Why does visual Art provoke me? I am not alone. Today I received this text message from WTP. He was writing from his cabin that over looks Lower White Fish Lake. Foolish me, I thought he was there to fish.
“Is art, as Freud believed, a kind of socially acceptable wish fulfillment for a social infantile desires? A way of finding in imagination what we have lost in life? A sublimation of serial energy? A way of transmitting our hidden wishes or shameful secrets, our failures and losses and humiliations, into beautiful objects that win us wealth and admiration and all the serial fulfillment that we put off in order to do the work in the first place?”
I suspect that message was in response to my quote in a previous conversation.
“The role of art, for Immanuel Kant, is to embody the most important ethical ideas. Art is a natural extension of philosophy.
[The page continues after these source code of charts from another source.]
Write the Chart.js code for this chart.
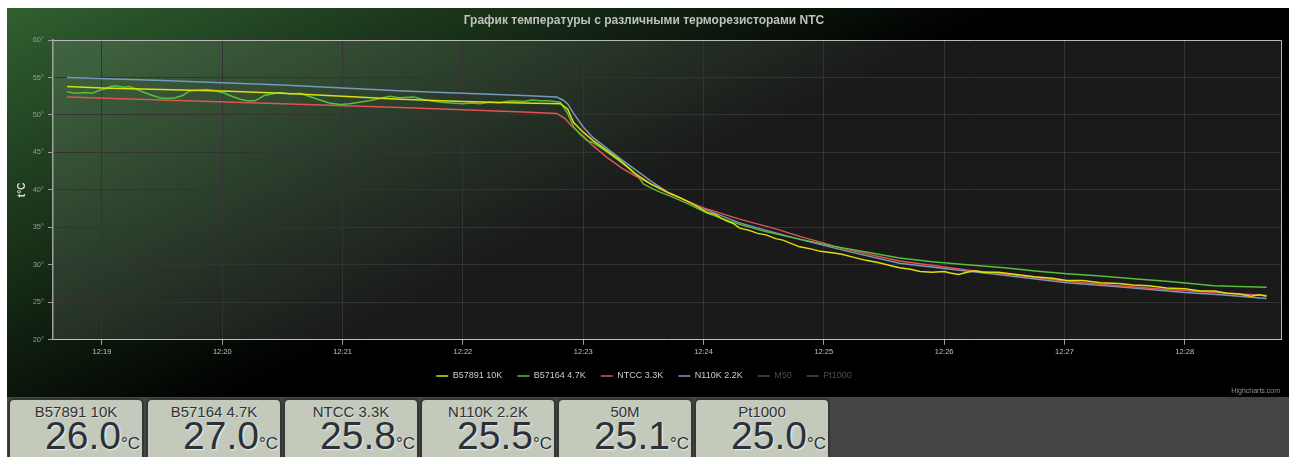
<!DOCTYPE html>
<html>
<head>
<meta charset="utf-8">
<script src="https://cdn.jsdelivr.net/npm/chart.js@4.4.1/dist/chart.umd.min.js"></script>
<style>
  html, body { margin:0; padding:0; background:#fff; width:1293px; height:457px; overflow:hidden; }
  #wrap { position:absolute; left:7px; top:8px; width:1282px; height:389px; background:#000; }
  #panel { position:absolute; left:7px; top:397px; width:1282px; height:60px; background:#444; overflow:hidden; }
  .card { position:absolute; top:1px; width:136px; height:64px; box-sizing:border-box;
          background:#c3c9bb; border:2px solid #363636; border-radius:6px 6px 0 0;
          font-family:"Liberation Sans", Arial, sans-serif; color:#2c3038; }
  .name { position:absolute; left:0; right:0; top:3px; text-align:center; font-size:15px; line-height:17px;
          color:#333; text-shadow:1px 1px 1px rgba(255,255,255,0.5); }
  .val { position:absolute; right:2px; top:16px; font-size:39px; line-height:40px; white-space:nowrap;
         text-shadow:1px 1px 2px rgba(255,255,255,0.75); }
  .val span { font-size:17px; }
</style>
</head>
<body>
<div id="wrap"><canvas id="c" width="1282" height="389"></canvas></div>
<div id="panel"></div>
<script>
// ---- data (x = minutes after 12:00, y = °C) ----
const chartTitle = 'График температуры с различными терморезисторами NTC';
const seriesNames = ['B57891 10K', 'B57164 4.7K', 'NTCC 3.3K', 'N110K 2.2K', 'M50', 'Pt1000'];
const seriesColors = ['#DDDF0D', '#55BF3B', '#DF5353', '#7798BF', '#aaeeee', '#ff0066'];
const xTickMinutes = [19, 20, 21, 22, 23, 24, 25, 26, 27, 28];
const xTickLabels = ['12:19', '12:20', '12:21', '12:22', '12:23', '12:24', '12:25', '12:26', '12:27', '12:28'];
const yTickValues = [20, 25, 30, 35, 40, 45, 50, 55, 60];

const yellowPoints = [
  [18.71,53.8],[19.0,53.6],[19.5,53.4],[20.0,53.2],[20.5,52.9],[21.0,52.5],[21.48,52.1],[22.0,51.8],
  [22.5,51.6],[22.81,51.5],[22.87,50.8],[22.92,49.0],[23.0,47.7],[23.08,46.6],[23.2,45.2],[23.31,43.9],
  [23.42,42.3],[23.56,40.8],[23.7,39.7],[23.8,39.0],[23.9,38.2],[24.03,37.0],[24.1,36.7],[24.15,36.2],
  [24.2,35.8],[24.25,35.5],[24.3,34.9],[24.38,34.6],[24.45,34.2],[24.52,34.0],[24.6,33.5],[24.66,33.3],
  [24.72,32.9],[24.8,32.4],[24.9,32.1],[24.97,31.8],[25.07,31.6],[25.15,31.4],[25.25,31.0],[25.35,30.6],
  [25.45,30.3],[25.55,29.9],[25.63,29.6],[25.72,29.4],[25.8,29.1],[25.9,29.0],[26.0,29.1],[26.05,28.9],
  [26.12,28.7],[26.19,29.0],[26.26,29.2],[26.32,29.0],[26.45,29.0],[26.6,28.7],[26.75,28.4],[26.9,28.2],
  [27.02,27.9],[27.15,27.9],[27.3,27.6],[27.45,27.5],[27.57,27.3],[27.7,27.2],[27.85,26.9],[28.0,26.8],
  [28.13,26.5],[28.25,26.5],[28.35,26.2],[28.45,26.1],[28.55,25.8],[28.62,26.0],[28.68,25.8]
];
const greenPoints = [
  [18.71,53.1],[18.78,52.9],[18.86,53.0],[18.92,52.9],[18.98,53.3],[19.03,53.5],[19.07,53.8],[19.12,53.9],
  [19.18,53.7],[19.23,53.8],[19.28,53.5],[19.32,53.2],[19.37,52.9],[19.42,52.6],[19.48,52.3],[19.54,52.2],
  [19.61,52.3],[19.67,52.6],[19.73,53.2],[19.79,53.3],[19.86,53.4],[19.92,53.3],[19.97,53.1],[20.02,52.9],
  [20.08,52.5],[20.15,52.1],[20.21,51.9],[20.27,51.9],[20.31,52.2],[20.35,52.6],[20.41,52.8],[20.48,53.0],
  [20.56,52.8],[20.65,52.9],[20.72,52.5],[20.81,52.0],[20.89,51.6],[20.98,51.4],[21.06,51.5],[21.14,51.7],
  [21.22,51.9],[21.31,52.2],[21.39,52.5],[21.47,52.3],[21.59,52.4],[21.66,52.1],[21.73,51.9],[21.82,51.7],
  [21.9,51.6],[22.0,51.5],[22.07,51.6],[22.14,51.5],[22.22,51.7],[22.3,51.6],[22.36,51.8],[22.42,51.9],
  [22.5,51.8],[22.58,52.0],[22.64,51.9],[22.7,51.9],[22.76,51.8],[22.81,51.7],[22.87,50.2],[22.92,48.4],
  [22.97,47.5],[23.03,46.6],[23.08,46.3],[23.14,45.7],[23.21,44.9],[23.28,44.1],[23.33,43.5],[23.39,42.8],
  [23.45,41.9],[23.5,40.8],[23.56,40.3],[23.61,39.9],[23.67,39.5],[23.72,39.2],[23.85,38.3],[24.03,36.9],
  [24.15,36.2],[24.3,35.4],[24.5,34.5],[24.72,33.7],[24.9,33.1],[25.1,32.4],[25.35,31.7],[25.63,30.9],
  [25.9,30.4],[26.19,30.0],[26.5,29.6],[26.8,29.1],[27.02,28.8],[27.3,28.5],[27.6,28.1],[27.85,27.8],
  [28.05,27.5],[28.24,27.2],[28.45,27.1],[28.68,27.0]
];
const redPoints = [
  [18.71,52.4],[19.5,52.0],[20.5,51.5],[21.48,51.0],[22.0,50.7],[22.5,50.4],[22.78,50.2],[22.85,49.5],
  [22.9,48.6],[23.0,47.2],[23.08,45.9],[23.2,44.3],[23.33,42.8],[23.45,41.7],[23.56,40.8],[23.7,39.6],
  [24.0,37.6],[24.3,36.1],[24.6,34.8],[24.8,33.8],[25.2,32.0],[25.63,30.5],[26.19,29.3],[26.6,28.6],
  [27.02,27.8],[27.45,27.2],[27.85,26.7],[28.25,26.3],[28.68,25.9]
];
const bluePoints = [
  [18.71,55.0],[19.5,54.6],[20.5,54.0],[21.5,53.2],[22.0,52.9],[22.5,52.6],[22.78,52.4],[22.83,52.0],
  [22.87,51.5],[22.92,50.2],[23.0,48.4],[23.08,47.0],[23.2,45.5],[23.33,43.9],[23.45,42.5],[23.56,41.2],
  [23.7,39.7],[23.85,38.6],[24.03,37.3],[24.3,35.6],[24.5,34.7],[24.8,33.4],[25.2,31.8],[25.63,30.2],
  [26.0,29.5],[26.5,28.6],[27.02,27.6],[27.5,27.0],[28.0,26.3],[28.3,26.0],[28.68,25.5]
];
const m50Points = [];
const pt1000Points = [];

const cardNames = ['B57891 10K', 'B57164 4.7K', 'NTCC 3.3K', 'N110K 2.2K', '50M', 'Pt1000'];
const cardValues = ['26.0', '27.0', '25.8', '25.5', '25.1', '25.0'];
const cardLefts = [1, 139, 276, 413, 550, 687];

// ---- cards ----
const panel = document.getElementById('panel');
cardNames.forEach((n, i) => {
  const d = document.createElement('div');
  d.className = 'card';
  d.style.left = cardLefts[i] + 'px';
  d.innerHTML = '<div class="name">' + n + '</div><div class="val">' + cardValues[i] + '<span>°C</span></div>';
  panel.appendChild(d);
});

// ---- chart ----
const allPoints = [yellowPoints, greenPoints, redPoints, bluePoints, m50Points, pt1000Points];
const toXY = arr => arr.map(p => ({x: p[0], y: p[1]}));

const bgPlugin = {
  id: 'bg',
  beforeDraw(chart) {
    const {ctx, chartArea: a, width, height} = chart;
    ctx.save();
    const g = ctx.createLinearGradient(0, 0, 200, 400);
    g.addColorStop(0, 'rgb(48,96,48)');
    g.addColorStop(1, 'rgb(0,0,0)');
    ctx.fillStyle = g;
    ctx.fillRect(0, 0, width, height);
    ctx.fillStyle = 'rgba(255,255,255,0.1)';
    ctx.fillRect(a.left, a.top, a.right - a.left, a.bottom - a.top);
    ctx.restore();
  },
  afterDraw(chart) {
    const {ctx, chartArea: a, width, height} = chart;
    ctx.save();
    ctx.strokeStyle = '#bbbbbb';
    ctx.lineWidth = 1;
    ctx.beginPath();
    ctx.moveTo(a.left, a.top + 0.5); ctx.lineTo(a.right + 0.5, a.top + 0.5);
    ctx.lineTo(a.right + 0.5, a.bottom);
    ctx.stroke();
    ctx.fillStyle = '#909090';
    ctx.font = '7px "Liberation Sans", Arial, sans-serif';
    ctx.textAlign = 'right';
    ctx.textBaseline = 'middle';
    ctx.fillText('Highcharts.com', width - 9, height - 6);
    ctx.restore();
  }
};

new Chart(document.getElementById('c'), {
  type: 'line',
  data: {
    datasets: seriesNames.map((name, i) => ({
      label: name,
      data: toXY(allPoints[i]),
      borderColor: seriesColors[i],
      backgroundColor: seriesColors[i],
      borderWidth: 1.5,
      pointRadius: 0,
      tension: 0,
      fill: false,
      hidden: i >= 4
    }))
  },
  options: {
    responsive: false,
    animation: false,
    devicePixelRatio: 1,
    layout: { padding: { left: 0, right: 8, top: 0, bottom: 6.6 } },
    plugins: {
      title: {
        display: true,
        text: chartTitle,
        color: '#C0C0C0',
        font: { family: '"Liberation Sans", Arial, sans-serif', size: 12, weight: 'bold' },
        padding: { top: 5, bottom: 12.6 }
      },
      legend: {
        position: 'bottom',
        labels: {
          color: '#CCCCCC',
          font: { family: '"Liberation Sans", Arial, sans-serif', size: 9 },
          usePointStyle: true,
          pointStyle: 'line',
          pointStyleWidth: 12,
          boxHeight: 9,
          padding: 15,
          generateLabels(chart) {
            const items = Chart.defaults.plugins.legend.labels.generateLabels(chart);
            items.forEach(it => {
              it.pointStyle = 'line';
              if (it.hidden) { it.fontColor = '#4d4d4d'; it.strokeStyle = '#4d4d4d'; it.hidden = false; }
            });
            return items;
          }
        }
      },
      tooltip: { enabled: false }
    },
    scales: {
      x: {
        type: 'linear',
        min: 18.593,
        max: 28.80,
        afterBuildTicks(axis) { axis.ticks = xTickMinutes.map(v => ({ value: v })); },
        afterFit(axis) { axis.height = 16.6; },
        ticks: {
          color: '#C0C0C0',
          font: { family: '"Liberation Sans", Arial, sans-serif', size: 7.5 },
          padding: 3,
          maxRotation: 0,
          autoSkip: false,
          callback(v) { const k = xTickMinutes.indexOf(v); return k >= 0 ? xTickLabels[k] : ''; }
        },
        grid: { color: '#333333', tickColor: '#A0A0A0', tickLength: 5, lineWidth: 1 },
        border: { color: '#C0C0C0', width: 1 }
      },
      y: {
        min: 20,
        max: 60,
        afterBuildTicks(axis) { axis.ticks = yTickValues.map(v => ({ value: v })); },
        afterFit(axis) { axis.width = 46; },
        ticks: {
          color: '#999999',
          font: { family: '"Liberation Sans", Arial, sans-serif', size: 7.5 },
          padding: 4,
          callback(v) { return v + '°'; }
        },
        grid: { color: '#333333', tickColor: '#A0A0A0', tickLength: 5, lineWidth: 1 },
        border: { color: '#A0A0A0', width: 1.5 },
        title: {
          display: true,
          text: 't°C',
          color: '#DDDDDD',
          font: { family: '"Liberation Sans", Arial, sans-serif', size: 10, weight: 'bold' },
          padding: { top: 9, bottom: 0 }
        }
      }
    }
  },
  plugins: [bgPlugin]
});
</script>
</body>
</html>
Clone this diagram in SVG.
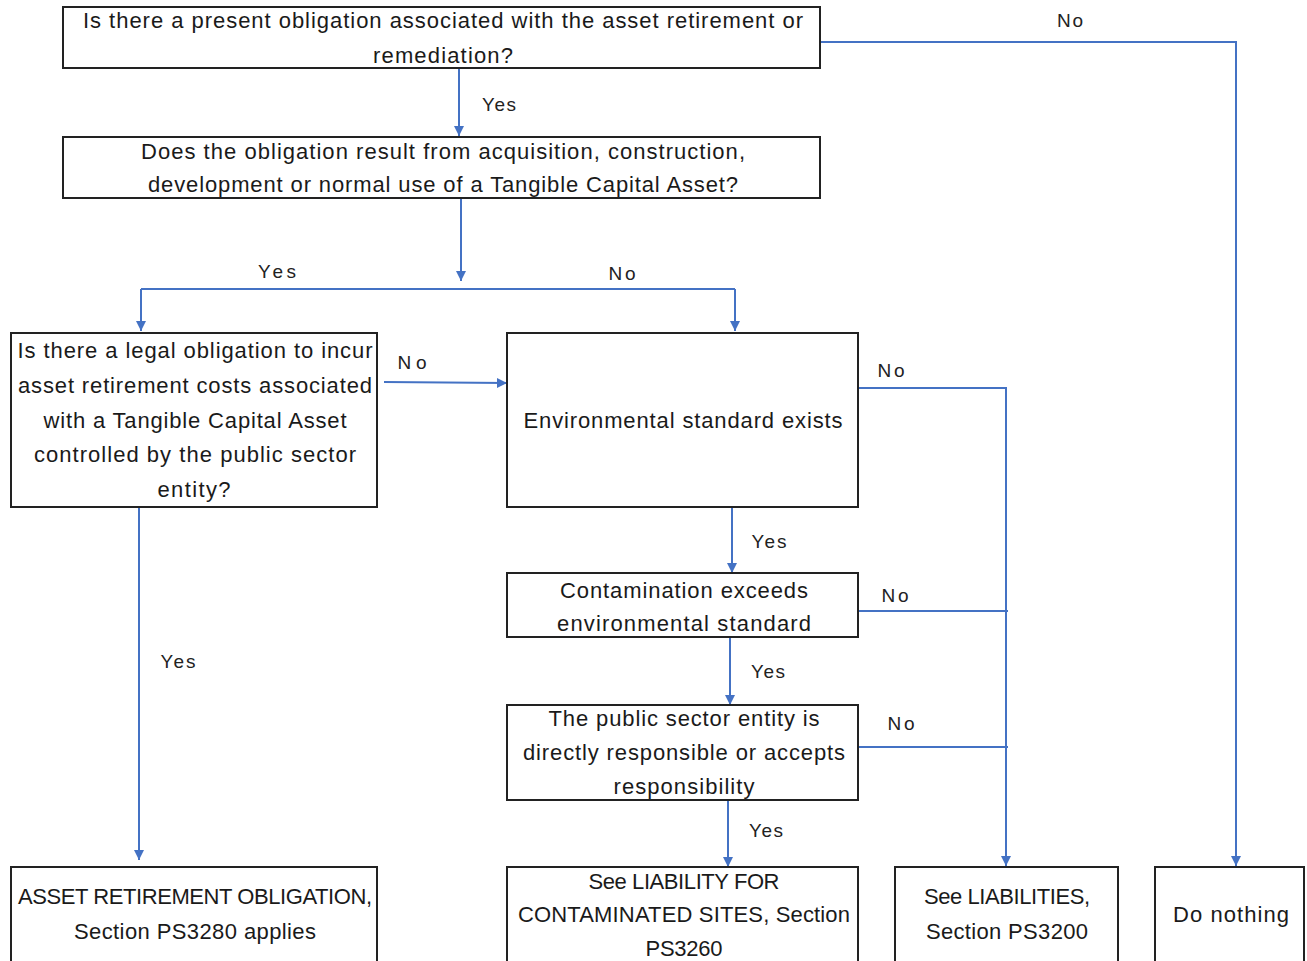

Kant held that we need to have art continually before us, so as to benefit from vivid illustrations and memorable symbols of good behavior and thereby keep the perverse parts of ourselves in check. He wanted to understand how the better, more reasonable parts of our natures could be strengthened so as to reliably win out over our inbuilt weaknesses and selfishness. Art helps us to be good.”
Yes. “Art helps us to be Good.” That stuck with me. Art represents an Ideal. Going to the Met was always inspiring. Once, while wandering I was stopped by an 8th century BCE vase. An anonymous Assyrian artist had the sense of beauty and skill that demanded my attention. His talent had crafted it and, ten thousand years later, it gave me a sense of awe. (Yo, that is so awesome, dude.)
Thank you WTP. Now I am going to contemplate Freud …and my navel. (What the hell is ‘serial imagination’?)